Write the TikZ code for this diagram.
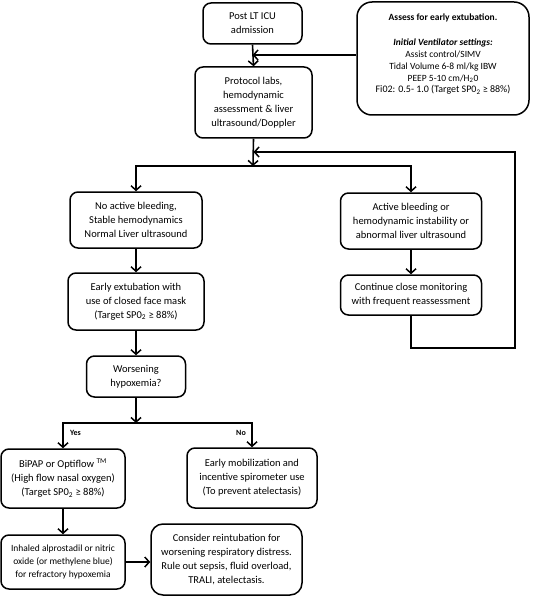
\documentclass[tikz,border=0pt]{standalone}
\usepackage{fontspec}
\setmainfont{Carlito}
\usetikzlibrary{arrows.meta}
\tikzset{
  box/.style={draw, line width=1.5pt, rounded corners=8pt, align=center, inner sep=2pt,
    font=\fontsize{10.5}{14}\selectfont},
  arr/.style={line width=1.6pt, -{Straight Barb[length=4.5pt,width=10pt,line width=1.5pt]}},
  lbl/.style={font=\fontsize{8}{9}\bfseries\selectfont, inner sep=0pt}
}
\begin{document}
\begin{tikzpicture}[x=1pt,y=-1pt]
\useasboundingbox (0,0) rectangle (533,596);

\node[box, minimum width=99pt, minimum height=41pt] (icu) at (252.5,23.5) {Post LT ICU\\admission};
\node[box, minimum width=117pt, minimum height=71pt] (proto) at (253.5,102.5) {Protocol labs,\\hemodynamic\\assessment \& liver\\ultrasound/Doppler};
\node[box, rounded corners=15pt, minimum width=172pt, minimum height=113pt,
      font=\fontsize{9.5}{11.8}\selectfont] (assess) at (443,58.5)
  {\textbf{Assess for early extubation.}\\[13pt]
   \textbf{\textit{Initial Ventilator settings:}}\\
   Assist control/SIMV\\
   Tidal Volume 6-8 ml/kg IBW\\
   PEEP 5-10 cm/H\textsubscript{2}0\\
   {\fontsize{10}{12}\selectfont Fi02: 0.5- 1.0 (Target SP0\textsubscript{2} ≥ 88\%)}\\[-2pt]\mbox{}};

\node[box, minimum width=132pt, minimum height=56pt] (noact) at (136,220) {No active bleeding,\\Stable hemodynamics\\Normal Liver ultrasound};
\node[box, minimum width=136pt, minimum height=57pt] (early) at (136,301.5) {Early extubation with\\use of closed face mask\\(Target SP0\textsubscript{2} ≥ 88\%)};
\node[box, minimum width=141pt, minimum height=56pt] (active) at (411,221) {Active bleeding or\\hemodynamic instability or\\abnormal liver ultrasound};
\node[box, minimum width=141pt, minimum height=40pt] (cont) at (411,295) {Continue close monitoring\\with frequent reassessment};
\node[box, minimum width=99pt, minimum height=41pt] (worse) at (136,376.5) {Worsening\\hypoxemia?};
\node[box, minimum width=124pt, minimum height=59pt] (bipap) at (63,478.5) {BiPAP or Optiflow \textsuperscript{TM}\\(High flow nasal oxygen)\\(Target SP0\textsubscript{2} ≥ 88\%)};
\node[box, minimum width=130pt, minimum height=60pt] (mob) at (252,478) {Early mobilization and\\incentive spirometer use\\(To prevent atelectasis)};
\node[box, minimum width=124pt, minimum height=54pt, font=\fontsize{9.5}{12.8}\selectfont] (inh) at (63,562) {Inhaled alprostadil or nitric\\oxide (or methylene blue)\\for refractory hypoxemia};
\node[box, rounded corners=12pt, minimum width=151pt, minimum height=71pt] (cons) at (226.5,559.5) {Consider reintubation for\\worsening respiratory distress.\\Rule out sepsis, fluid overload,\\TRALI, atelectasis.};

\coordinate (j1) at (icu.south |- 0,55);
\coordinate (a1) at (assess.west |- 0,55);
\coordinate (split) at (253,166);
\coordinate (fbb) at (515,348);
\coordinate (fbt) at (515,152);
\coordinate (split2) at (136,423);

\draw[arr] (icu.south) -- (proto.north);
\draw[arr] (a1) -- (j1);
\draw[arr] (proto.south) -- (split);
\draw[arr] (split) -| (noact.north);
\draw[arr] (split) -| (active.north);
\draw[arr] (noact) -- (early);
\draw[arr] (active) -- (cont);
\draw[arr] (cont.south) |- (fbb) -- (fbt) -- (fbt -| proto.south);
\draw[arr] (early) -- (worse);
\draw[arr] (worse.south) -- (split2);
\draw[arr] (split2) -| (bipap.north);
\draw[arr] (split2) -| (mob.north);
\draw[arr] (bipap) -- (inh);
\draw[arr] (inh) -- (inh -| cons.west);

\node[lbl, anchor=west] (yes) at (70,433) {Yes};
\node[lbl, anchor=east] (no) at (246,433) {No};
\end{tikzpicture}
\end{document}
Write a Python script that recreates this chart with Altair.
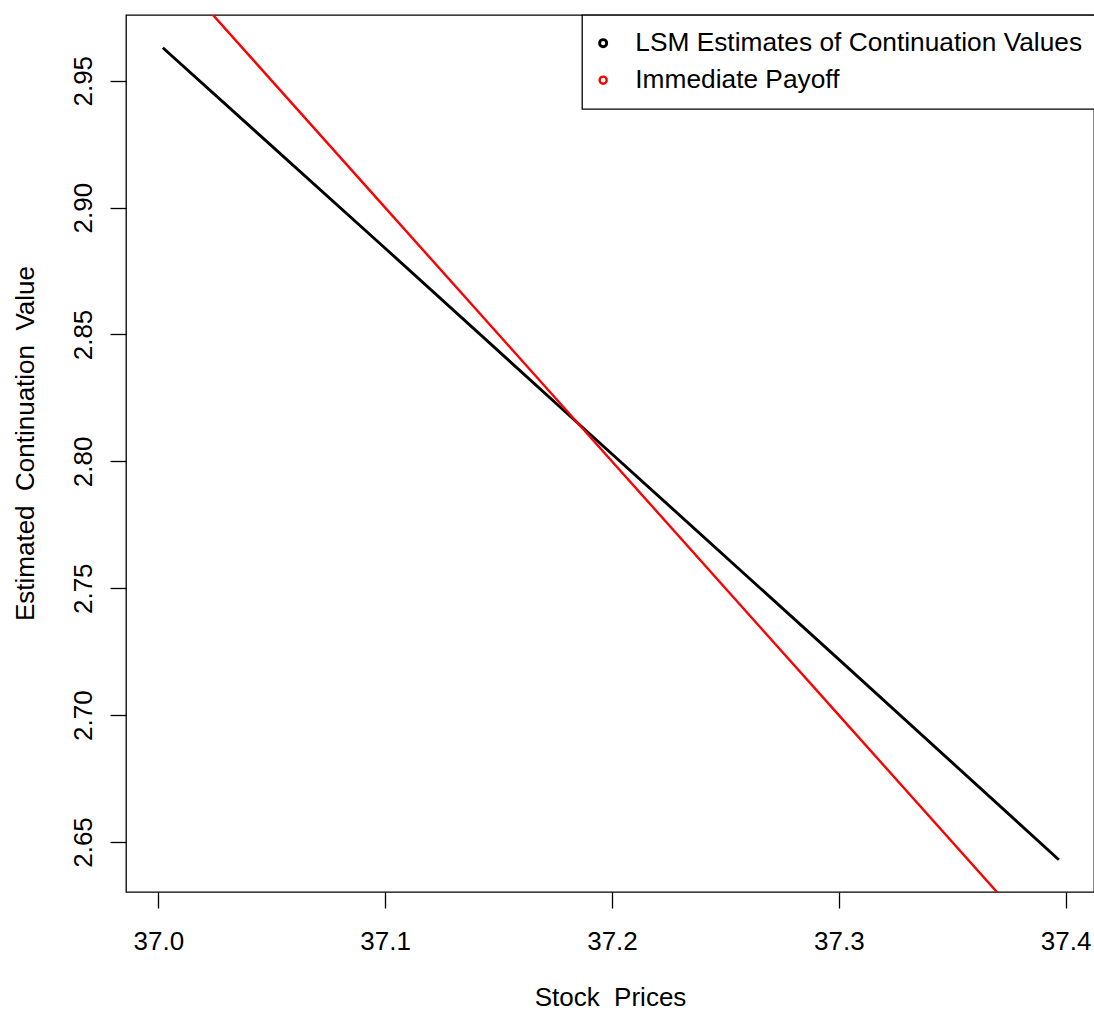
import altair as alt
import pandas as pd

# Stock prices sampled along each series
lsm_price = [37.002, 37.100, 37.190, 37.300, 37.397]
lsm_value = [2.963, 2.884, 2.811, 2.722, 2.643]

payoff_price = [37.002, 37.100, 37.190, 37.300, 37.397]
payoff_value = [2.998, 2.900, 2.810, 2.700, 2.603]

series_names = ["LSM Estimates of Continuation Values", "Immediate Payoff"]
series_colors = ["#000000", "#ff0000"]

x_ticks = [37.0, 37.1, 37.2, 37.3, 37.4]
y_ticks = [2.65, 2.70, 2.75, 2.80, 2.85, 2.90, 2.95]

df = pd.concat([
    pd.DataFrame({"price": lsm_price, "value": lsm_value, "series": series_names[0]}),
    pd.DataFrame({"price": payoff_price, "value": payoff_value, "series": series_names[1]}),
], ignore_index=True)

FONT = "Liberation Sans"
FS = 26
GAP = " \u00a0"  # wide word gap in axis titles

x_enc = alt.X(
    "price:Q",
    scale=alt.Scale(domain=[36.98576, 37.4125], nice=False, zero=False),
    axis=alt.Axis(
        values=x_ticks, format=".1f", title="Stock" + GAP + "Prices", grid=False,
        domain=False, tickSize=16, tickColor="#000", tickWidth=1.3,
        labelFont=FONT, labelFontSize=FS, labelColor="#000", labelPadding=20,
        labelFlush=False,
        titleFont=FONT, titleFontSize=FS, titleFontWeight="normal", titleColor="#000",
        titleX=484, titleY=113, titleAnchor="middle", titleBaseline="alphabetic",
        titleAlign="center",
    ),
)
y_enc = alt.Y(
    "value:Q",
    scale=alt.Scale(domain=[2.6303, 2.9759], nice=False, zero=False),
    axis=alt.Axis(
        values=y_ticks, format=".2f",
        title="Estimated" + GAP + "Continuation" + GAP + "Value", grid=False,
        domain=False, tickSize=16, tickColor="#000", tickWidth=1.3,
        labelFont=FONT, labelFontSize=FS, labelColor="#000", labelPadding=19,
        labelAngle=270, labelAlign="center", labelBaseline="alphabetic",
        labelFlush=False,
        titleFont=FONT, titleFontSize=FS, titleFontWeight="normal", titleColor="#000",
        titleAngle=270, titleX=-93, titleY=428, titleAlign="center",
        titleBaseline="alphabetic",
    ),
)

color_enc = alt.Color(
    "series:N",
    scale=alt.Scale(domain=series_names, range=series_colors),
    sort=series_names,
    legend=alt.Legend(
        title=None, orient="none", legendX=456, legendY=0,
        direction="vertical",
        fillColor="white", strokeColor="#000",
        padding=15, rowPadding=10,
        symbolType="circle", symbolSize=50, symbolStrokeWidth=1.5,
        symbolFillColor="transparent", symbolOffset=-7,
        labelFont=FONT, labelFontSize=26.3, labelColor="#000", labelOffset=19,
        labelLimit=0,
    ),
)

chart = (
    alt.Chart(df)
    .mark_line(clip=True)
    .encode(
        x=x_enc,
        y=y_enc,
        color=color_enc,
        strokeWidth=alt.StrokeWidth(
            "series:N",
            scale=alt.Scale(domain=series_names, range=[2.9, 2.4]),
            legend=None,
        ),
        order="price:Q",
    )
    .properties(
        width=968,
        height=877,
        autosize=alt.AutoSizeParams(type="none"),
        padding={"left": 126, "top": 15, "right": 0, "bottom": 120},
        background="white",
    )
    .configure_view(stroke="#000", strokeWidth=1.3)
    .configure_legend(strokeWidth=1.3, cornerRadius=0)
)

chart.save("out.html", embed_options={"renderer": "svg", "actions": False})
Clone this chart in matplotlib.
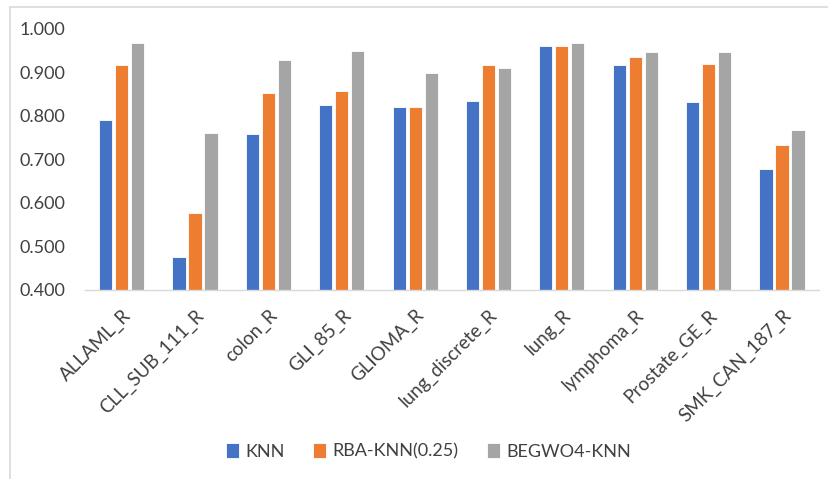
import matplotlib
matplotlib.use("Agg")
import matplotlib.pyplot as plt
import numpy as np
from matplotlib.lines import Line2D

plt.rcParams['font.family'] = ['Lato', 'DejaVu Sans']

datasets = ["ALLAML_R", "CLL_SUB_111_R", "colon_R", "GLI_85_R", "GLIOMA_R",
            "lung_discrete_R", "lung_R", "lymphoma_R", "Prostate_GE_R", "SMK_CAN_187_R"]
knn = [0.791, 0.475, 0.757, 0.824, 0.820, 0.835, 0.961, 0.916, 0.831, 0.678]
rba_knn = [0.916, 0.576, 0.853, 0.857, 0.820, 0.916, 0.961, 0.935, 0.920, 0.732]
begwo4_knn = [0.968, 0.761, 0.928, 0.949, 0.898, 0.909, 0.968, 0.946, 0.946, 0.768]
series_names = ["KNN", "RBA-KNN(0.25)", "BEGWO4-KNN"]
colors = ["#4472C4", "#ED7D31", "#A5A5A5"]
yticks = [0.4, 0.5, 0.6, 0.7, 0.8, 0.9, 1.0]

fig = plt.figure(figsize=(8.29, 4.79), dpi=100)
# chart-area border (top and left edges)
fig.lines.append(Line2D([0.012, 1.0], [0.985, 0.985], transform=fig.transFigure,
                        color="#D9D9D9", linewidth=1.2))
fig.lines.append(Line2D([0.012, 0.012], [0.0, 0.985], transform=fig.transFigure,
                        color="#D9D9D9", linewidth=1.2))
ax = fig.add_axes([0.1025, 0.395, 0.885, 0.545])

x = np.arange(len(datasets))
pitch = 0.218
width = 0.18
for i, (vals, name, c) in enumerate(zip([knn, rba_knn, begwo4_knn], series_names, colors)):
    ax.bar(x + (i - 1) * pitch, np.array(vals) - 0.4, width=width, bottom=0.4,
           color=c, edgecolor="white", linewidth=0.6, label=name, zorder=2)

ax.set_xlim(-0.5, len(datasets) - 0.5)
ax.set_ylim(0.4, 1.0)
ax.set_yticks(yticks)
ax.set_yticklabels([f"{v:.3f}" for v in yticks], fontsize=13, color="#404040")
ax.set_xticks(x)
ax.set_xticklabels(datasets, rotation=45, ha="right", rotation_mode="anchor",
                   fontsize=13.5, color="#404040")
ax.tick_params(axis="both", length=0)
ax.tick_params(axis="y", pad=14)
ax.tick_params(axis="x", pad=12)
for s in ["top", "right", "left"]:
    ax.spines[s].set_visible(False)
ax.spines["bottom"].set_color("#D9D9D9")
ax.spines["bottom"].set_linewidth(1.0)

leg = fig.legend(loc="center", bbox_to_anchor=(0.517, 0.058), ncol=3, frameon=False,
                 fontsize=13, handlelength=0.7, handleheight=0.9, handletextpad=0.35,
                 columnspacing=1.6)
for t in leg.get_texts():
    t.set_color("#404040")

fig.savefig("out.png", dpi=100)
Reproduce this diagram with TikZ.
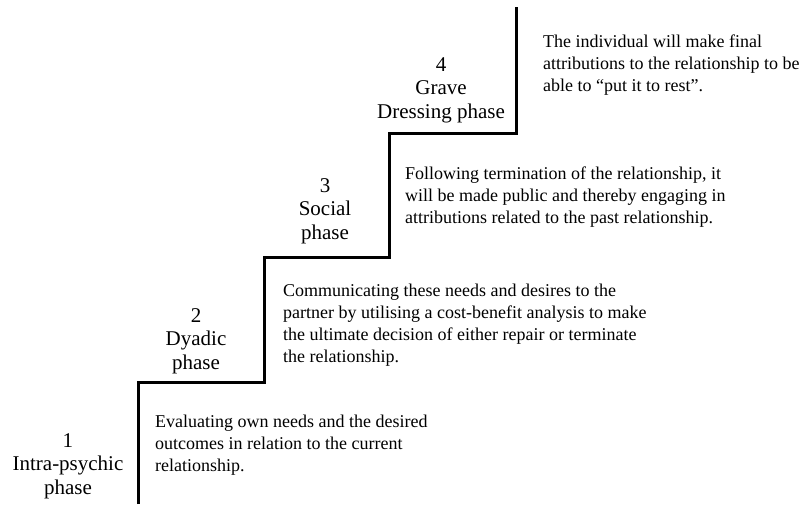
\documentclass[tikz,border=0pt]{standalone}
\usepackage{fontspec}
\setmainfont{Liberation Serif}
\begin{document}
\begin{tikzpicture}[x=1pt,y=-1pt,
  phaselabel/.style={align=center,inner sep=0pt,anchor=base,font=\fontsize{21}{23.5}\selectfont},
  desc/.style={align=left,inner sep=0pt,anchor=base west,font=\fontsize{18}{21.7}\selectfont},
  stair/.style={line width=3pt,line cap=butt,line join=miter}]
\useasboundingbox (0,0) rectangle (805,504);
\coordinate (s0) at (138,504);
\coordinate (s1) at (138,382);
\coordinate (s2) at (264,382);
\coordinate (s3) at (264,257);
\coordinate (s4) at (389,257);
\coordinate (s5) at (389,133);
\coordinate (s6) at (516,133);
\coordinate (s7) at (516,7);
\draw[stair] (s0) -- (s1) -- (s2) -- (s3) -- (s4) -- (s5) -- (s6) -- (s7);
% anchors give the baseline of the last line
\node[phaselabel] (p1) at (68,494) {1\\Intra-psychic\\phase};
\node[phaselabel] (p2) at (196,369) {2\\Dyadic\\phase};
\node[phaselabel] (p3) at (325,239) {3\\Social\\phase};
\node[phaselabel] (p4) at (441,118) {4\\Grave\\Dressing phase};
\node[desc] (d1) at (155,471) {Evaluating own needs and the desired\\outcomes in relation to the current\\relationship.};
\node[desc] (d2) at (283,362) {Communicating these needs and desires to the\\partner by utilising a cost-benefit analysis to make\\the ultimate decision of either repair or terminate\\the relationship.};
\node[desc] (d3) at (405,223) {Following termination of the relationship, it\\will be made public and thereby engaging in\\attributions related to the past relationship.};
\node[desc] (d4) at (543,91) {The individual will make final\\attributions to the relationship to be\\able to \textquotedblleft put it to rest\textquotedblright.};
\end{tikzpicture}
\end{document}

■ WRITTEN EXERCISE: From the first line of the material down to the line containing "(0,0) rectangle (533,596);", inclusive, return each line exactly, skipping any picture.

■ SOLUTION TO THIS PROBLEM:
Write the TikZ code for this diagram.
\documentclass[tikz,border=0pt]{standalone}
\usepackage{fontspec}
\setmainfont{Carlito}
\usetikzlibrary{arrows.meta}
\tikzset{
  box/.style={draw, line width=1.5pt, rounded corners=8pt, align=center, inner sep=2pt,
    font=\fontsize{10.5}{14}\selectfont},
  arr/.style={line width=1.6pt, -{Straight Barb[length=4.5pt,width=10pt,line width=1.5pt]}},
  lbl/.style={font=\fontsize{8}{9}\bfseries\selectfont, inner sep=0pt}
}
\begin{document}
\begin{tikzpicture}[x=1pt,y=-1pt]
\useasboundingbox (0,0) rectangle (533,596);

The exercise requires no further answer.